Create the /etc/portage directory if it does not yet exist:

root #mkdir -p /etc/portage

Add the required line to a (new) package.unmask file:

root #echo "=x11-base/xorg-server-1.11.99.2" >> /etc/portage/package.unmask

Using directories

Create the /etc/portage/package.unmask directory if it does not yet exist:

root #mkdir -p /etc/portage/package.unmask

Create a file (or files) for the unmask operations to perform.

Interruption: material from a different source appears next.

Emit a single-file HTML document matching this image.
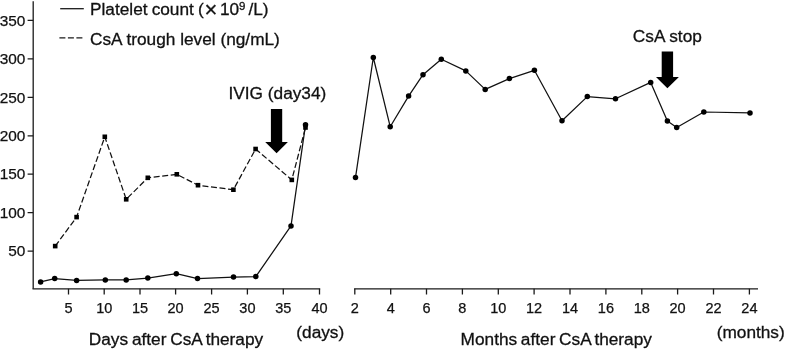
<!DOCTYPE html>
<html lang="en"><head><meta charset="utf-8"><title>Platelet count and CsA trough level</title>
<style>
html,body{margin:0;padding:0;background:#fff;}
body{width:785px;height:350px;overflow:hidden;}
svg{display:block;}
text{font-family:"Liberation Sans",Arial,sans-serif;fill:#111;}
.t17{font-size:17.25px;stroke:#111;stroke-width:0.3;}
.ty{font-size:15.4px;stroke:#111;stroke-width:0.25;}
.tx{font-size:14.5px;stroke:#111;stroke-width:0.25;}
.ln{fill:none;stroke:#111;stroke-width:1.25;stroke-linejoin:round;}
.ax{fill:none;stroke:#1a1a1a;stroke-width:1.3;}
.d{fill:#000;}
</style></head><body>
<svg width="785" height="350" viewBox="0 0 785 350">
<rect width="785" height="350" fill="#fff"/>

<path class="ax" d="M33.2,1.3V288.8"/>
<path class="ax" d="M27.6,20.3H33.2M27.6,58.8H33.2M27.6,97.3H33.2M27.6,135.8H33.2M27.6,174.2H33.2M27.6,212.6H33.2M27.6,251.1H33.2"/>
<text class="ty" x="25.4" y="25.5" text-anchor="end">350</text>
<text class="ty" x="25.4" y="64.0" text-anchor="end">300</text>
<text class="ty" x="25.4" y="102.5" text-anchor="end">250</text>
<text class="ty" x="25.4" y="141.0" text-anchor="end">200</text>
<text class="ty" x="25.4" y="179.4" text-anchor="end">150</text>
<text class="ty" x="25.4" y="217.8" text-anchor="end">100</text>
<text class="ty" x="25.4" y="256.3" text-anchor="end">50</text>
<path class="ax" d="M32.5,288.8H320.2"/>
<path class="ax" d="M68.5,288.8V294.6M104.2,288.8V294.6M140,288.8V294.6M175.6,288.8V294.6M211.6,288.8V294.6M247.4,288.8V294.6M283.3,288.8V294.6M319.5,288.8V294.6"/>
<text class="tx" x="68.5" y="312.6" text-anchor="middle">5</text>
<text class="tx" x="104.2" y="312.6" text-anchor="middle">10</text>
<text class="tx" x="140" y="312.6" text-anchor="middle">15</text>
<text class="tx" x="175.6" y="312.6" text-anchor="middle">20</text>
<text class="tx" x="211.6" y="312.6" text-anchor="middle">25</text>
<text class="tx" x="247.4" y="312.6" text-anchor="middle">30</text>
<text class="tx" x="283.3" y="312.6" text-anchor="middle">35</text>
<text class="tx" x="319.5" y="312.6" text-anchor="middle">40</text>
<path class="ax" d="M354.1,288.8H758"/>
<path class="ax" d="M354.8,288.8V294.6M390.7,288.8V294.6M426.5,288.8V294.6M462.4,288.8V294.6M498.3,288.8V294.6M534.1,288.8V294.6M570.0,288.8V294.6M605.9,288.8V294.6M641.8,288.8V294.6M677.6,288.8V294.6M713.5,288.8V294.6M749.4,288.8V294.6"/>
<text class="tx" x="354.8" y="312.6" text-anchor="middle">2</text>
<text class="tx" x="390.7" y="312.6" text-anchor="middle">4</text>
<text class="tx" x="426.5" y="312.6" text-anchor="middle">6</text>
<text class="tx" x="462.4" y="312.6" text-anchor="middle">8</text>
<text class="tx" x="498.3" y="312.6" text-anchor="middle">10</text>
<text class="tx" x="534.1" y="312.6" text-anchor="middle">12</text>
<text class="tx" x="570.0" y="312.6" text-anchor="middle">14</text>
<text class="tx" x="605.9" y="312.6" text-anchor="middle">16</text>
<text class="tx" x="641.8" y="312.6" text-anchor="middle">18</text>
<text class="tx" x="677.6" y="312.6" text-anchor="middle">20</text>
<text class="tx" x="713.5" y="312.6" text-anchor="middle">22</text>
<text class="tx" x="749.4" y="312.6" text-anchor="middle">24</text>
<polyline class="ln" stroke-dasharray="6 2.6" points="55.2,246.1 76.6,217.1 104.8,136.8 126.2,199.3 147.8,177.8 176.8,174.3 198.0,185.2 233.4,189.7 255.6,149.0 291.8,179.9 305.5,127.5"/>
<polyline class="ln" points="40.6,281.9 54.7,278.6 76.6,280.4 105.3,279.9 126.2,279.9 147.8,278.1 176.3,273.7 197.5,278.6 233.5,277.1 255.8,276.6 291.0,225.9 305.5,124.8"/>
<polyline class="ln" points="355.5,177.6 373.3,57.5 390.2,126.7 408.6,96.1 423.0,74.7 441.3,59.3 465.8,70.9 485.2,89.4 509.4,78.6 534.4,70.3 562.0,120.7 587.3,96.6 615.5,98.8 650.7,82.4 667.4,121.1 676.7,127.5 703.8,112.0 750.0,112.9"/>
<rect class="d" x="52.9" y="243.8" width="4.6" height="4.6"/>
<rect class="d" x="74.3" y="214.8" width="4.6" height="4.6"/>
<rect class="d" x="102.5" y="134.5" width="4.6" height="4.6"/>
<rect class="d" x="123.9" y="197.0" width="4.6" height="4.6"/>
<rect class="d" x="145.5" y="175.5" width="4.6" height="4.6"/>
<rect class="d" x="174.5" y="172.0" width="4.6" height="4.6"/>
<rect class="d" x="195.7" y="182.9" width="4.6" height="4.6"/>
<rect class="d" x="231.1" y="187.4" width="4.6" height="4.6"/>
<rect class="d" x="253.3" y="146.7" width="4.6" height="4.6"/>
<rect class="d" x="289.5" y="177.6" width="4.6" height="4.6"/>
<rect class="d" x="303.2" y="125.2" width="4.6" height="4.6"/>
<circle class="d" cx="40.6" cy="281.9" r="2.75"/>
<circle class="d" cx="54.7" cy="278.6" r="2.75"/>
<circle class="d" cx="76.6" cy="280.4" r="2.75"/>
<circle class="d" cx="105.3" cy="279.9" r="2.75"/>
<circle class="d" cx="126.2" cy="279.9" r="2.75"/>
<circle class="d" cx="147.8" cy="278.1" r="2.75"/>
<circle class="d" cx="176.3" cy="273.7" r="2.75"/>
<circle class="d" cx="197.5" cy="278.6" r="2.75"/>
<circle class="d" cx="233.5" cy="277.1" r="2.75"/>
<circle class="d" cx="255.8" cy="276.6" r="2.75"/>
<circle class="d" cx="291" cy="225.9" r="2.75"/>
<circle class="d" cx="305.5" cy="124.8" r="2.75"/>
<circle class="d" cx="355.5" cy="177.6" r="2.75"/>
<circle class="d" cx="373.3" cy="57.5" r="2.75"/>
<circle class="d" cx="390.2" cy="126.7" r="2.75"/>
<circle class="d" cx="408.6" cy="96.1" r="2.75"/>
<circle class="d" cx="423.0" cy="74.7" r="2.75"/>
<circle class="d" cx="441.3" cy="59.3" r="2.75"/>
<circle class="d" cx="465.8" cy="70.9" r="2.75"/>
<circle class="d" cx="485.2" cy="89.4" r="2.75"/>
<circle class="d" cx="509.4" cy="78.6" r="2.75"/>
<circle class="d" cx="534.4" cy="70.3" r="2.75"/>
<circle class="d" cx="562" cy="120.7" r="2.75"/>
<circle class="d" cx="587.3" cy="96.6" r="2.75"/>
<circle class="d" cx="615.5" cy="98.8" r="2.75"/>
<circle class="d" cx="650.7" cy="82.4" r="2.75"/>
<circle class="d" cx="667.4" cy="121.1" r="2.75"/>
<circle class="d" cx="676.7" cy="127.5" r="2.75"/>
<circle class="d" cx="703.8" cy="112.0" r="2.75"/>
<circle class="d" cx="750.0" cy="112.9" r="2.75"/>
<path class="ax" d="M60.2,8.7H83.8"/>
<path class="ax" stroke-dasharray="6 2.5" d="M59.4,37.9H83"/>
<text class="t17" x="90" y="14.8" style="word-spacing:-0.7px">Platelet count (<tspan font-size="22" dx="0.9" dy="2.6">×</tspan><tspan dx="2.6" dy="-2.6">10</tspan><tspan font-size="11.5" dx="-0.1" dy="-4.4">9</tspan><tspan dy="4.4" dx="-1.2"> /L)</tspan></text>
<text class="t17" x="90" y="44.9">CsA trough level (ng/mL)</text>
<text class="t17" x="228.5" y="99.3">IVIG (day34)</text>
<path class="d" d="M270.9,108.9H282.2V142H287.9L276.6,153.3L265.2,142H270.9Z"/>
<text class="t17" x="632.8" y="42.0">CsA stop</text>
<path class="d" d="M661.7,51.5H673.1V77.1H678.9L667.4,88.3L656,77.1H661.7Z"/>
<text class="t17" x="88.8" y="345.0" style="word-spacing:-1px">Days after CsA therapy</text>
<text class="t17" x="296.3" y="338.0">(days)</text>
<text class="t17" x="460.6" y="344.9" style="word-spacing:-1.1px">Months after CsA therapy</text>
<text class="t17" x="716.7" y="338.4">(months)</text>
</svg></body></html>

For instance, to unmask the xorg-server-1.11.99.2 package as mentioned earlier, run:

root #echo "=x11-base/xorg-server-1.11.99.2" > /etc/portage/package.unmask/xorg-server

Most masked packages will not accept generic keywords, so specific keywords may need to be granted for the masked package.

How packages are masked

Developers explicitly mask out a package by mentioning it in the /var/db/repos/gentoo/profiles/package.mask file in each profile. The masked file can be coupled with an explanation as to why the package has been masked.

Packages can also be masked by system administrators using /etc/portage/package.mask.